Homming into a simplicial object in any category gives you a simplicial Hom-Set. Now you can call a morphism in your category an equivalence if homming out of it produces a weak equivalence of simplicial set, or equivalently if the induced map of simplicial sets, after geometric realization, becomes a homotopy equivalence of topological spaces. So in the end the role of simplicial objects is to endow your category with a notion of when a morphism is a weak equivalence. Also you can embed your original category into the category of simplicial objects as the constant simplicial objects. Thus you can construct "resolutions" of your original objects by seeing them as constant simplicial object and replacing them with an equivalent (in the sense sketched above) simplicial object which is levelwise "good" (in whatever sense you want, e.g. such that tensoring with them behaves well).

view this post on Zulip Peter Arndt (Sep 13 2020 at 13:01):

An example of this general approach to resolutions is derived algebraic geometry, where for example you can take a singular scheme and replace it with a simplicial scheme that is levelwise smooth.

view this post on Zulip Peter Arndt (Sep 13 2020 at 13:03):

But this is a somewhat heavy machinery. If you have some concrete goals for your generalized Tor functors, something specific that they should do for you, maybe you can get by with less...

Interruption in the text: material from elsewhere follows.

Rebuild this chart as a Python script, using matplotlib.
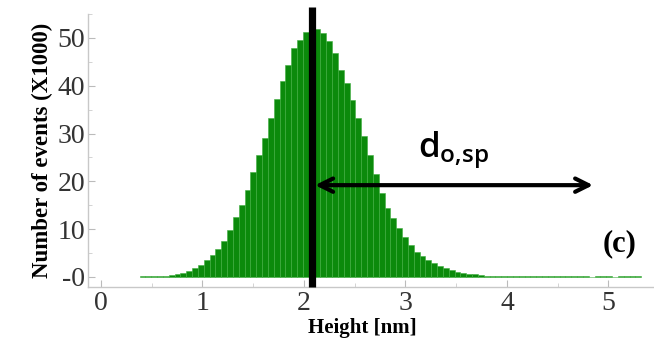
import numpy as np
import matplotlib.pyplot as plt
from matplotlib.ticker import MultipleLocator

# histogram of heights (counts in thousands), bins of equal width
bin_start = 0.38
bin_width = 0.0575
counts = [0.1, 0.1, 0.15, 0.2, 0.3, 0.4, 0.6, 0.9, 1.3, 1.9,
          2.6, 3.5, 4.5, 5.8, 7.5, 9.8, 12.6, 15.1, 18.2, 21.9,
          25.5, 29.1, 33.2, 37.2, 40.9, 44.4, 47.8, 49.6, 51.3, 52.2,
          51.8, 51.0, 49.4, 46.8, 43.3, 40.5, 37.0, 33.2, 29.4, 25.5,
          21.5, 17.5, 14.4, 12.3, 10.2, 8.4, 6.7, 5.3, 4.4, 3.6,
          2.9, 2.3, 1.8, 1.5, 1.1, 0.9, 0.7, 0.55, 0.4, 0.3,
          0.25, 0.2, 0.15, 0.12, 0.1, 0.1, 0.1, 0.1, 0.1, 0.1,
          0.1, 0.1, 0.1, 0.1, 0.1, 0.1, 0.1, 0.0, 0.1, 0.1,
          0.1, 0.0, 0.1, 0.1, 0.1, 0.1]
d_sp = 2.08          # position of the vertical marker
arrow_end = 4.85
arrow_y = 19.2

xticks = [0, 1, 2, 3, 4, 5]
yticks = [0, 10, 20, 30, 40, 50]
ytick_labels = ['-0', '10', '20', '30', '40', '50']

edges = bin_start + bin_width * np.arange(len(counts))

fig = plt.figure(figsize=(6.54, 3.44), dpi=100)
ax = fig.add_axes([0.1346, 0.1657, 0.8654, 0.7936])

ax.bar(edges, counts, width=bin_width, align='edge',
       color='#0b8a0b', edgecolor='#3fae3f', linewidth=0.4)

ax.set_xlim(-0.128, 5.45)
ax.set_ylim(-2.1, 55)

ax.set_xticks(xticks)
ax.set_yticks(yticks)
ax.set_yticklabels(ytick_labels)
ax.xaxis.set_minor_locator(MultipleLocator(0.5))
ax.yaxis.set_minor_locator(MultipleLocator(5))

serif = 'Liberation Serif'
for lab in ax.get_xticklabels() + ax.get_yticklabels():
    lab.set_fontfamily(serif)
    lab.set_fontsize(20)
    lab.set_color('#333333')

ax.tick_params(which='major', direction='in', length=5, width=0.8,
               color='#bbbbbb')
ax.tick_params(which='minor', direction='in', length=3, width=0.6,
               color='#cccccc')
ax.tick_params(axis='y', pad=2)
ax.tick_params(axis='x', pad=3)

for s in ['top', 'right']:
    ax.spines[s].set_visible(False)
for s in ['left', 'bottom']:
    ax.spines[s].set_color('#c8c8c8')
    ax.spines[s].set_linewidth(1.0)

ax.set_xlabel('Height [nm]', fontfamily=serif, fontweight='bold',
              fontsize=15, labelpad=0)
ax.xaxis.set_label_coords(0.484, -0.112)
ax.xaxis.label.set_va('top')
ax.set_ylabel('Number of events (X1000)', fontfamily=serif,
              fontweight='bold', fontsize=16.5, labelpad=3)

# vertical marker
ax.plot([d_sp, d_sp], [-2.1, 56.5], color='black', lw=5.2,
        solid_capstyle='butt', clip_on=False, zorder=5)

# double headed arrow
ax.annotate('', xy=(arrow_end, arrow_y), xytext=(d_sp + 0.03, arrow_y),
            arrowprops=dict(arrowstyle='<->', lw=3, color='black',
                            mutation_scale=24, shrinkA=0, shrinkB=0),
            zorder=6)
ax.text(3.12, 24.8, r'$\mathregular{d_{o{,}sp}}$', fontfamily='Open Sans',
        fontweight='semibold', fontsize=25, ha='left', va='baseline')

ax.text(5.11, 7.0, '(c)', fontfamily=serif, fontweight='bold',
        fontsize=22, ha='center', va='center')

fig.savefig('out.png', dpi=100)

view this post on Zulip Ronald Brown (Sep 29 2020 at 17:27):

This is the first time I've looked at this site, so I have lot of different reactions. You can look at my web site www.groupoids.org.uk . My original vision in 1965 or so was higher dimensional versions of the fundamental group(oid) and so higher Van Kampen Theorems. The interesting aspect is that progress involved using an enhanced cubical theory (rather than simplicial) and this is expounded in the 2011 EMS Tract Nonabelian Algebraic Topology. The slogan is "algebraic inverses to subdivision". which is very convenient cubically (especially with the extra structure of connections, which allow one to discuss commutative cubes! ) . There is an expository paper in 2018 Indagationes Math.